Edge case testing for ML goes beyond what traditional software considers edge cases. An empty string input to a text classifier, a single-pixel image to a vision model, a user with zero historical interactions fed to a recommendation system — these are all valid production scenarios that many models handle poorly. The model might not crash, but it might produce a uniform probability distribution (effectively saying "I have no idea"), which is a valid output that your downstream system needs to handle correctly.

Smoke Tests for Model Inference
Smoke tests are the fastest way to catch catastrophic deployment failures. They answer one question: does the model load and produce a structurally valid output? This sounds basic, but model loading failures are the single most common deployment blocker: corrupted model files, missing library dependencies, incompatible serialization formats, or insufficient memory all manifest as crashes on the first prediction.
You cannot assert that a model produces the exact right answer, but you CAN assert that it produces an answer at all, in the right format, within expected bounds. A smoke test loads the model, passes a known input, and checks that the output is structurally valid.
These tests catch deployment-breaking issues: serialization corruption, missing dependencies, shape mismatches after a feature schema change. They run in seconds and should execute on every commit.
A common mistake is running smoke tests only in the training environment. The production serving environment often has different library versions, different hardware (CPU vs GPU), and different memory constraints. A model that passes smoke tests in a Jupyter notebook can fail to load in a production Docker container because a required library is missing from the container image. Run smoke tests in the exact environment where the model will serve.
Property-Based Testing
When exact outputs are unpredictable, test properties that must always hold. A classification model must produce probabilities that sum to 1. A regression model predicting house prices must never return negative values. A ranking model must be transitive: if A ranks above B and B ranks above C, then A must rank above C. These invariants should hold for ANY valid input, which makes them perfect candidates for automated testing with random inputs.
Property-based testing with libraries like Hypothesis generates hundreds of random inputs automatically. This is far more effective than hand-picked test cases for finding edge cases: extreme values, NaN propagation, integer overflow in feature indices, or inputs with unusual distributions.
Beyond individual property assertions, consider invariance testing: the model's prediction should not change when irrelevant features change. If a sentiment classifier gives a different prediction when you change the user's name in the text but keep everything else the same, the model has learned a spurious correlation. Invariance tests systematically perturb non-relevant input features and verify that predictions remain stable. This catches a class of fairness and robustness bugs that no other test type detects.
Another powerful property test is equivariance: when you apply a known transformation to the input, the output should transform in a predictable way. Doubling a house's square footage should not decrease the price prediction.
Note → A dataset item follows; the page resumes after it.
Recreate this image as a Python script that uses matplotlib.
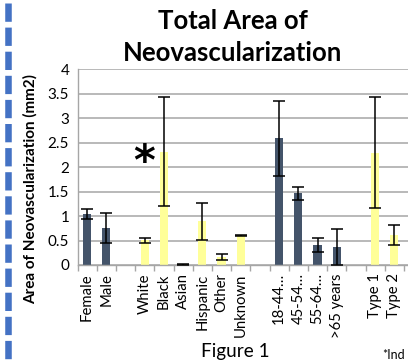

Adding a positive review to a user's history should not lower their predicted satisfaction score. These directional expectations are easy to encode as property tests and catch models that violate basic domain logic.
The ML testing pyramid has unit tests at the base because they are fast and cheap, but unlike traditional software, the top of the pyramid (model validation, integration tests) catches the most ML-specific bugs. A passing unit test suite with no model validation is a false sense of security.